You can incorporate this as your only method of dream checking instead of the clock or you can use them both. Whichever you prefer is the best.
The Light Switches Method
This one works a bit differently, but it’s based on the same principle: looking for inconsistencies in your surroundings that might indicate you’re in a dream. If you get into the habit of looking for things that are incompatible with reality, you’ll become able to spot them in your dreams.
When you notice a light switch, turn it on. Do the lights simply work as they would in real life? Or are they changing in shape, color or somehow behaving in a strange or unexpected way?
This doesn’t happen with lights only. In a dream, clocks and pieces of fine print may also change in color and shape, and start moving around in a weird way. This is exactly what surrealist painter Salvador Dalí depicted in his most famous work, The Persistence of Memory (1931), which features several clocks that appear to be melting.
It’s no wonder Dalí used sleep to foster his imagination. When it was time to paint, the man would sit on his chair with his eyes closed while holding an object like a spoon or a ball. The purpose of this was for the object to drop from his hand and wake him up as soon as he started to fall asleep. This gave him access to a kind of semi-awake state where he got inspiration for his most notable works.
Surreal and irrational things are always present in our dreams to some degree. Once you’ve become accustomed to looking for, and noticing them, you’ll always have a degree of lucidness while dreaming. And with practice, you can eventually become fully lucid in most of your dreams.
How Do You Trigger a Lucid Dream With Hypnosis?
The method of using hypnosis we found the most efficient was to induce what we call a hypnagogic state. This word can mean either:
1) a transitional state between fully awake and in hypnosis, or
2) a transitional state between fully awake and totally asleep.
Even though hypnosis and sleep are completely unrelated processes, a couple hundred years ago, people thought hypnosis was some special kind of sleep, hence the similar words.
But by using self-hypnosis, we can actually access a hypnagogic state (in this case, meaning half-asleep) similar to the one Salvador Dalí, obtained to gain inspiration for creating surreal paintings. Only in our case, we’ll use it to provoke lucid dreams.
Drawing from our CEO Chris Thompson’s experience, a good time to do this is after waking up in the middle of the night.
After getting up at 2AM to go to the bathroom, Chris lay back down on his bed and began using self-hypnosis to help him fall back asleep. This wasn’t Chris’ intention, but he soon found himself having a lucid dream in a hypnagogic state he had drifted into using self hypnosis. Chris could very distantly feel his own eyelids and the weight of his body on the bed beneath him, but at the same time, he was having a lucid dream he had full control over.

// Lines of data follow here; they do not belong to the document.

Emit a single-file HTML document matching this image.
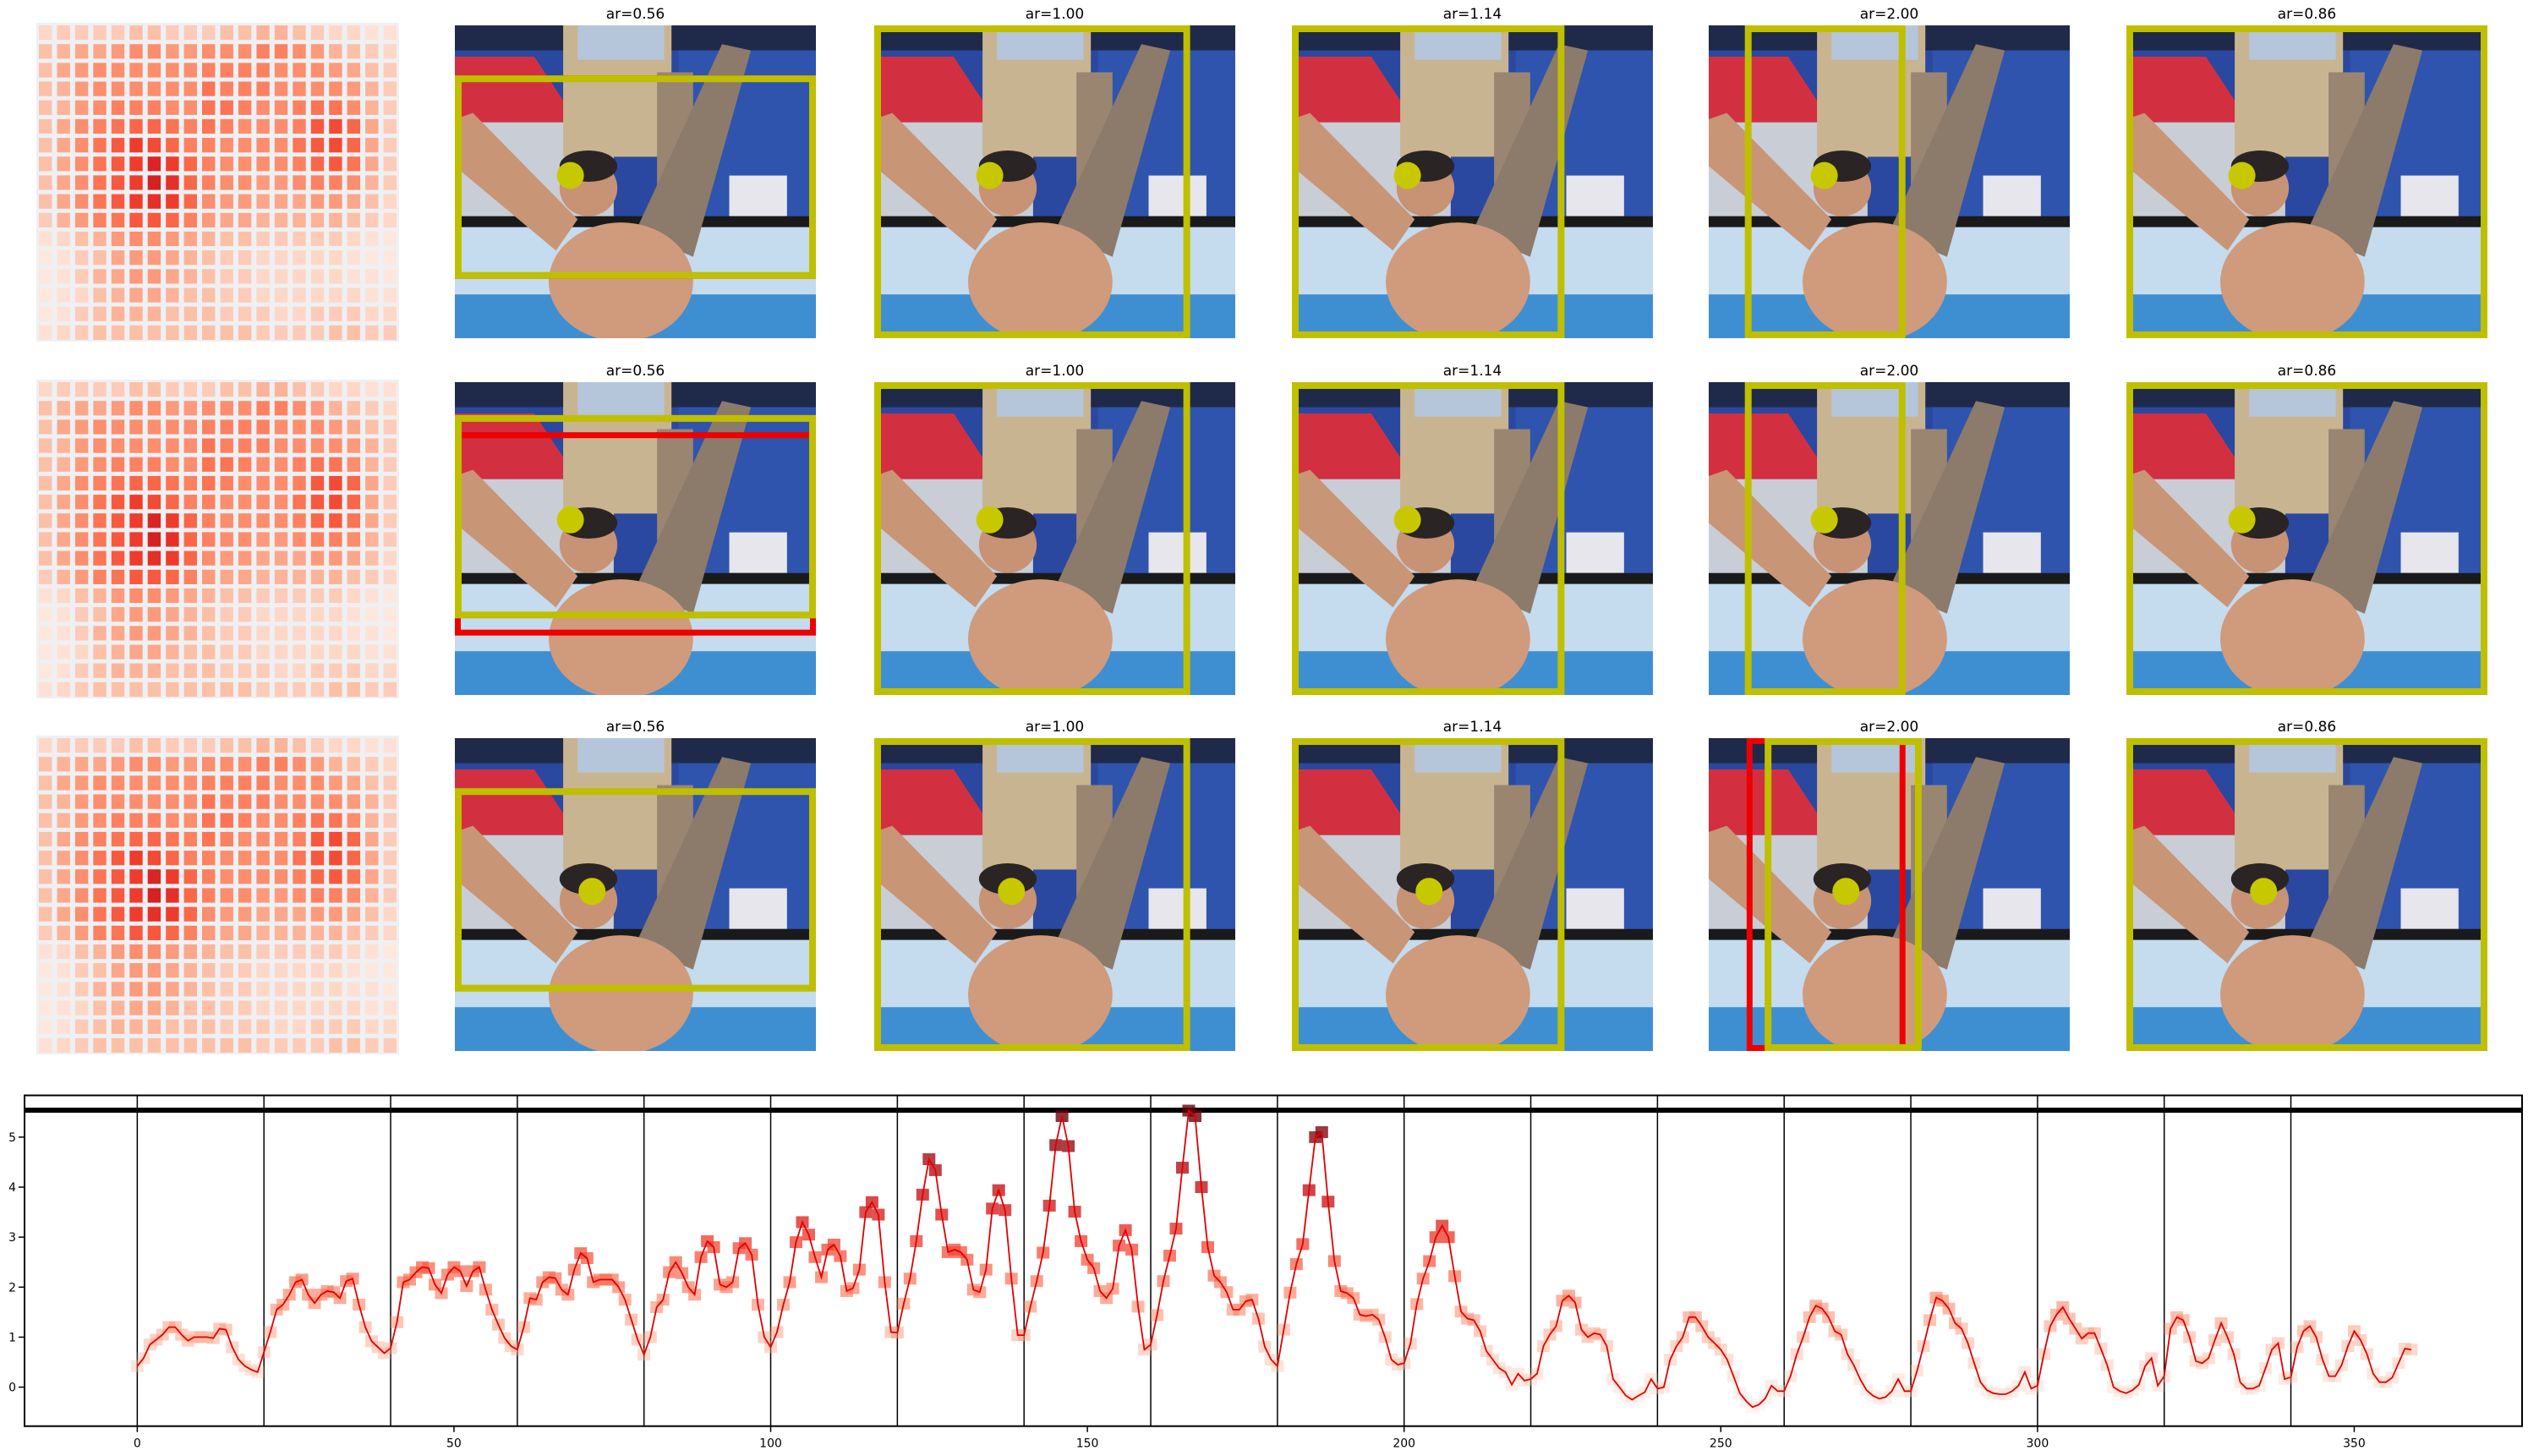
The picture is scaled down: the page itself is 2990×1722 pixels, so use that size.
<!DOCTYPE html>
<html><head><meta charset="utf-8"><title>Attention maps and aspect ratio boxes</title>
<style>
html,body{margin:0;padding:0;background:#fff;}
svg text{font-family:"DejaVu Sans","Liberation Sans",sans-serif;}
</style></head>
<body>
<svg id="fig" xmlns="http://www.w3.org/2000/svg" width="2990" height="1717" viewBox="0 0 2990 1717">
<defs>
<symbol id="scene" viewBox="0 0 100 100" preserveAspectRatio="none">
  <rect x="0" y="0" width="100" height="100" fill="#2a48a0"/>
  <rect x="0" y="0" width="100" height="8" fill="#1f2a4a"/>
  <rect x="62" y="8" width="38" height="56" fill="#2f54ad"/>
  <polygon points="0,10 22,10 30,24 42,28 42,33 0,33" fill="#d23040"/>
  <rect x="0" y="31" width="44" height="32" fill="#c8cdd6"/>
  <rect x="30" y="0" width="30" height="42" fill="#c9b491"/>
  <rect x="34" y="0" width="24" height="11" fill="#b5c6da"/>
  <rect x="56" y="15" width="10" height="45" fill="#9a8571"/>
  <rect x="76" y="48" width="16" height="13" fill="#e6e6ec"/>
  <rect x="0" y="61" width="100" height="3.5" fill="#1a1a1a"/>
  <rect x="0" y="64.5" width="100" height="23" fill="#c5dbee"/>
  <rect x="0" y="86" width="100" height="14" fill="#3e8fd2"/>
  <polygon points="0,30 5,28 34,62 28,72 0,45" fill="#c89577"/>
  <polygon points="50,66 74,6 82,8 66,74" fill="#8c7a6b"/>
  <ellipse cx="46" cy="82" rx="20" ry="19" fill="#cf9b7c"/>
  <ellipse cx="37" cy="52" rx="8" ry="9" fill="#c89275"/>
  <ellipse cx="37" cy="45" rx="8" ry="5" fill="#2a2424"/>
</symbol>
</defs>
<g id="topgrid"></g>
<g id="chart"></g>
</svg>
<script>
// ---------- heatmap data (intensity 0..1, 17 rows x 20 cols) ----------
const heatRows = [
[.2,.25,.25,.25,.25,.3,.3,.25,.25,.25,.3,.3,.35,.35,.3,.25,.2,.2,.15,.15],
[.3,.35,.4,.4,.45,.5,.5,.45,.45,.5,.5,.5,.55,.55,.5,.45,.35,.3,.25,.2],
[.3,.4,.45,.5,.5,.5,.5,.5,.5,.55,.55,.55,.55,.5,.5,.5,.45,.4,.3,.25],
[.3,.35,.45,.5,.5,.5,.5,.5,.5,.6,.55,.55,.55,.5,.5,.5,.5,.45,.35,.25],
[.3,.35,.45,.5,.55,.55,.55,.5,.5,.6,.6,.55,.5,.5,.55,.6,.6,.5,.35,.25],
[.3,.4,.5,.55,.6,.65,.65,.6,.55,.6,.55,.5,.5,.5,.55,.7,.75,.65,.4,.25],
[.3,.4,.5,.6,.7,.8,.75,.65,.55,.55,.5,.5,.5,.5,.6,.7,.75,.65,.4,.25],
[.3,.4,.5,.6,.7,.8,.9,.8,.65,.55,.5,.5,.5,.5,.55,.65,.7,.6,.4,.25],
[.3,.4,.5,.6,.7,.8,.92,.85,.65,.55,.5,.5,.45,.45,.5,.55,.55,.5,.35,.25],
[.3,.4,.5,.6,.7,.8,.85,.8,.65,.5,.45,.45,.4,.4,.4,.45,.45,.4,.3,.2],
[.25,.35,.45,.55,.6,.7,.7,.65,.55,.45,.4,.4,.35,.35,.35,.35,.35,.3,.25,.2],
[.15,.2,.3,.35,.45,.5,.5,.45,.4,.35,.3,.3,.25,.25,.25,.25,.25,.2,.15,.1],
[.1,.15,.25,.3,.4,.45,.45,.4,.35,.3,.25,.25,.2,.2,.2,.2,.2,.15,.1,.1],
[.1,.15,.25,.35,.4,.45,.45,.4,.35,.3,.25,.25,.2,.2,.2,.2,.2,.15,.15,.1],
[.1,.15,.2,.3,.35,.4,.4,.35,.3,.3,.25,.25,.2,.2,.2,.2,.2,.2,.15,.15],
[.1,.15,.25,.3,.35,.35,.35,.3,.3,.3,.25,.25,.25,.2,.2,.25,.25,.25,.2,.2],
[.15,.2,.25,.3,.3,.3,.3,.3,.3,.3,.3,.3,.25,.25,.25,.25,.3,.3,.25,.25]
];
const arLabels = ["ar=0.56","ar=1.00","ar=1.14","ar=2.00","ar=0.86"];

// ---------- line chart data ----------
const values = [
0.42,0.58,0.85,0.95,1.05,1.2,1.2,1.05,0.93,1.0,1.0,1.0,0.98,1.17,1.15,0.8,0.55,0.42,0.35,0.3,
0.7,1.1,1.55,1.65,1.85,2.1,2.15,1.85,1.68,1.85,1.92,1.9,1.78,2.12,2.17,1.65,1.2,0.92,0.8,0.68,
0.78,1.3,2.1,2.15,2.3,2.4,2.38,2.05,1.88,2.25,2.4,2.32,2.02,2.32,2.4,1.95,1.55,1.25,0.98,0.82,
0.75,1.2,1.78,1.75,2.1,2.2,2.18,1.95,1.85,2.35,2.68,2.58,2.1,2.15,2.15,2.15,2.0,1.75,1.35,0.95,
0.65,1.0,1.6,1.75,2.3,2.5,2.28,2.0,1.85,2.6,2.92,2.8,2.05,2.0,2.1,2.78,2.88,2.65,1.65,1.0,
0.8,1.1,1.65,2.1,2.9,3.3,3.05,2.6,2.2,2.75,2.85,2.62,1.92,1.98,2.35,3.5,3.7,3.45,2.1,1.1,
1.09,1.67,2.17,2.92,3.85,4.56,4.34,3.45,2.7,2.75,2.7,2.55,1.95,1.9,2.35,3.57,3.94,3.54,2.17,1.04,
1.04,1.61,2.12,2.69,3.63,4.84,5.42,4.82,3.51,2.92,2.55,2.38,1.92,1.78,1.97,2.83,3.14,2.75,1.61,0.75,
0.85,1.44,2.12,2.63,3.17,4.39,5.53,5.42,4.0,2.8,2.23,2.1,1.9,1.55,1.55,1.72,1.75,1.37,0.81,0.55,
0.42,1.15,1.89,2.46,2.86,3.94,5.0,5.1,3.71,2.52,1.92,1.88,1.78,1.45,1.42,1.45,1.35,1.0,0.55,0.45,
0.48,0.87,1.66,2.17,2.52,3.0,3.23,3.0,2.22,1.51,1.37,1.34,1.12,0.72,0.55,0.38,0.3,0.05,0.27,0.13,
0.16,0.27,0.82,1.05,1.22,1.73,1.83,1.69,1.15,1.0,1.08,1.05,0.82,0.16,0.0,-0.17,-0.25,-0.17,-0.1,0.16,
-0.03,0.0,0.55,0.82,1.0,1.4,1.4,1.22,1.0,0.88,0.75,0.55,0.22,-0.12,-0.28,-0.4,-0.35,-0.23,0.03,-0.08,
-0.08,0.22,0.66,1.0,1.4,1.63,1.57,1.4,1.12,1.05,0.66,0.44,0.16,-0.06,-0.17,-0.23,-0.2,-0.08,0.16,-0.08,
-0.08,0.33,0.82,1.34,1.79,1.73,1.57,1.28,1.17,0.88,0.48,0.1,-0.06,-0.12,-0.14,-0.14,-0.08,0.03,0.3,-0.03,
0.03,0.66,1.22,1.45,1.6,1.37,1.17,0.97,1.08,1.08,0.77,0.44,0.0,-0.08,-0.12,-0.06,0.05,0.42,0.58,0.03,
0.22,1.17,1.4,1.34,1.0,0.52,0.48,0.58,0.94,1.28,1.0,0.66,0.1,-0.03,-0.03,0.03,0.38,0.75,0.88,0.16,
0.2,0.8,1.12,1.22,1.0,0.55,0.22,0.22,0.44,0.82,1.12,0.94,0.66,0.27,0.1,0.1,0.19,0.48,0.77,0.75
];
const xTicks = [0,50,100,150,200,250,300,350];
const yTicks = [0,1,2,3,4,5];
const segmentLines = [0,20,40,60,80,100,120,140,160,180,200,220,240,260,280,300,320,340];
const thresholdValue = 5.54;

const NS = "http://www.w3.org/2000/svg";
function mk(tag, attrs, parent){const e=document.createElementNS(NS,tag);for(const k in attrs)e.setAttribute(k,attrs[k]);parent.appendChild(e);return e;}

const redsStops=[[0,[255,245,240]],[0.125,[254,224,210]],[0.25,[252,187,161]],[0.375,[252,146,114]],[0.5,[251,106,74]],[0.625,[239,59,44]],[0.75,[203,24,29]],[0.875,[165,15,21]],[1,[103,0,13]]];
function reds(t){t=Math.max(0,Math.min(1,t));for(let i=1;i<redsStops.length;i++){if(t<=redsStops[i][0]){const a=redsStops[i-1],b=redsStops[i];const f=(t-a[0])/(b[0]-a[0]);const c=a[1].map((v,j)=>Math.round(v+(b[1][j]-v)*f));return `rgb(${c[0]},${c[1]},${c[2]})`;}}return "rgb(103,0,13)";}

// ---------- top grid ----------
const topGroup=document.getElementById('topgrid');
const rowY=[30,452,873];
const panelX=[538,1034,1528,2021,2515];
const PW=427, PH=370;
const yel="#bfbf00", red="#ee0000";
const boxes=[
 [[[red,0,0.16,1,0.81],[yel,0,0.16,1,0.81]],[[yel,0,0,0.875,1]],[[yel,0,0,0.755,1]],[[yel,0.1,0,0.545,1]],[[yel,0,0,1,1]]],
 [[[red,0,0.16,1,0.81],[yel,0,0.105,1,0.755]],[[yel,0,0,0.875,1]],[[yel,0,0,0.755,1]],[[yel,0.1,0,0.545,1]],[[yel,0,0,1,1]]],
 [[[yel,0,0.16,1,0.81]],[[yel,0,0,0.875,1]],[[yel,0,0,0.755,1]],[[red,0.105,0,0.545,1],[yel,0.155,0,0.59,1]],[[yel,0,0,1,1]]]
];
const dots=[[0.32,0.48],[0.32,0.44],[0.38,0.49]];
rowY.forEach((ry,r)=>{
  const hg=mk('g',{},topGroup);
  
  
  const hx=43, hw=429, hy=ry-3, hh=377;
  mk('rect',{x:hx,y:hy,width:hw,height:hh,fill:'#eef0f3'},hg);
  const cw=hw/20, chh=hh/17;
  heatRows.forEach((row,i)=>row.forEach((v,j)=>{
    const c=mk('rect',{x:(hx+j*cw+3).toFixed(1),y:(hy+i*chh+3).toFixed(1),width:(cw-6).toFixed(1),height:(chh-5).toFixed(1),fill:reds(v*0.78)},hg);
    
    
  }));
  panelX.forEach((px,p)=>{
    const g=mk('g',{},topGroup);
    
    
    mk('use',{href:'#scene',x:px,y:ry,width:PW,height:PH},g);
    const t=mk('text',{x:px+PW/2,y:ry-8,'text-anchor':'middle','font-size':17,fill:'#000'},g);
    t.textContent=arLabels[p];
    
    
    const d=mk('circle',{cx:px+dots[r][0]*PW,cy:ry+dots[r][1]*PH,r:16,fill:'#c8c800'},g);
    
    
    boxes[r][p].forEach(b=>{
      const sw=b[0]===red?7:8;
      const bx=mk('rect',{x:px+b[1]*PW+sw/2,y:ry+b[2]*PH+sw/2,width:(b[3]-b[1])*PW-sw,height:(b[4]-b[2])*PH-sw,fill:'none',stroke:b[0],'stroke-width':sw},g);
      
      
    });
  });
});

// ---------- chart ----------
const chartG=document.getElementById('chart');
const L=29,R=2983,T=1295.5,B=1686.7;
const xmin=-17.8,xmax=376.5,ymin=-0.78,ymax=5.835;
const xs=v=>L+(v-xmin)*(R-L)/(xmax-xmin);
const ys=v=>B-(v-ymin)*(B-T)/(ymax-ymin);
segmentLines.forEach(s=>{
  const l=mk('line',{x1:xs(s),x2:xs(s),y1:T,y2:B,stroke:'#000','stroke-width':1.5},chartG);
  
  
});
const th=mk('line',{x1:L,x2:R,y1:ys(thresholdValue),y2:ys(thresholdValue),stroke:'#000','stroke-width':6},chartG);


const mg=mk('g',{},chartG);


values.forEach((v,i)=>{
  const t=Math.max(0,(v+0.4)/5.9);
  const m=mk('rect',{x:(xs(i)-7.5).toFixed(1),y:(ys(v)-7).toFixed(1),width:15,height:14,fill:reds(0.15+t*0.85),opacity:(0.25+0.55*Math.min(1,t*1.6)).toFixed(2)},mg);
  
  
});
const ln=mk('polyline',{points:values.map((v,i)=>xs(i).toFixed(1)+','+ys(v).toFixed(1)).join(' '),fill:'none',stroke:'#e00000','stroke-width':1.8},chartG);


const fr=mk('rect',{x:L,y:T,width:R-L,height:B-T,fill:'none',stroke:'#000','stroke-width':2},chartG);


xTicks.forEach(t=>{
  mk('line',{x1:xs(t),x2:xs(t),y1:B,y2:B+7,stroke:'#000','stroke-width':1.5},chartG);
  const tx=mk('text',{x:xs(t),y:B+25,'text-anchor':'middle','font-size':14},chartG);
  tx.textContent=t;
  
  
});
yTicks.forEach(t=>{
  mk('line',{x1:L-7,x2:L,y1:ys(t),y2:ys(t),stroke:'#000','stroke-width':1.5},chartG);
  const tx=mk('text',{x:L-10,y:ys(t)+5,'text-anchor':'end','font-size':14},chartG);
  tx.textContent=t;
  
  
});
</script>
</body></html>
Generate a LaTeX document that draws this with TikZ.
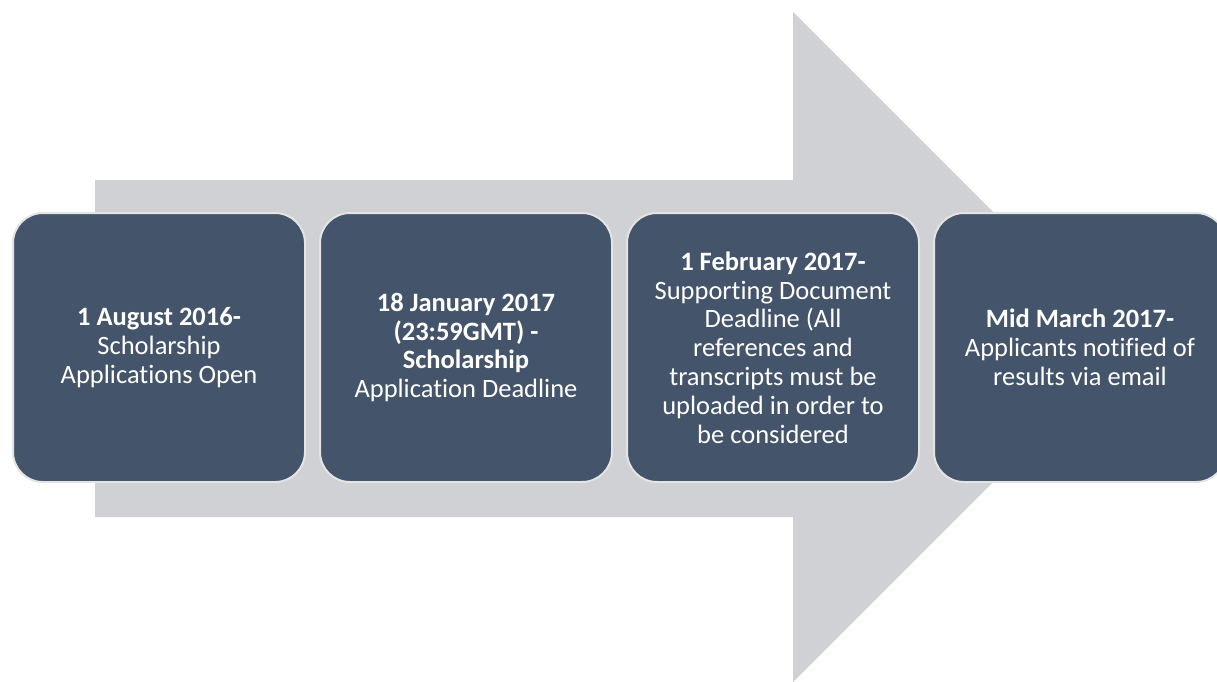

What Chris discovered that day was something the lucid dreaming community had already known for years. Waking up in the middle of the night, staying awake for a while (usually 20 to 30 minutes) and going back to sleep is a powerful way to cause lucid dreams. But in addition to that, Chris had the power of self-hypnosis to fully amplify the experience.
Easy Self Hypnosis
Self hypnosis isn’t just useful for lucid dreaming, it’s one of the most powerful tools for personal development and self improvement. Click here to check out our Easy Self Hypnosis course.
Causing Lucid Dreams With Direct Suggestion in Hypnosis
In addition to self hypnosis, if you really want to experience lucid dreams we highly recommend seeing an actual hypnotist.
Find someone who's really good at hypnosis and ask them to put you in a trance and give you positive suggestions to let your unconscious mind cause you to recognize that you're dreaming.
Aditionally, when you've experienced hypnosis a few times, one of the most powerful ways of going into trance is by pretending. When you lie in bed, use NLP co-founder Richard Bandler's method: pretend you're in a hypnotic state, then pretend you're not pretending anymore.
Then, just watch as the hypnotic state you've created turns into a lucid dream. Observe the images that play across the inside of your eyelids and welcome them. Follow them. Then watch yourself slip from a hypnagogic state into a lucid dream.
If you're a hypnotherapist, this is a very powerful technique you can use. By giving them the instructions to then and there, dream the solution to the problem. This works because our brains work symbolically and metaphorically. By doing this, you invite the unconscious mind with all of its resources to bring out all the information you need.
Give your client the direct suggestion to have a lucid dream during the session, and they'll only wake up when they've learned from their unconscious mind all they need to know, through a lucid dream, about the solution to their problem. And as ecology always comes first, pre-frame that they'll wake up feeling refreshed, well and awake.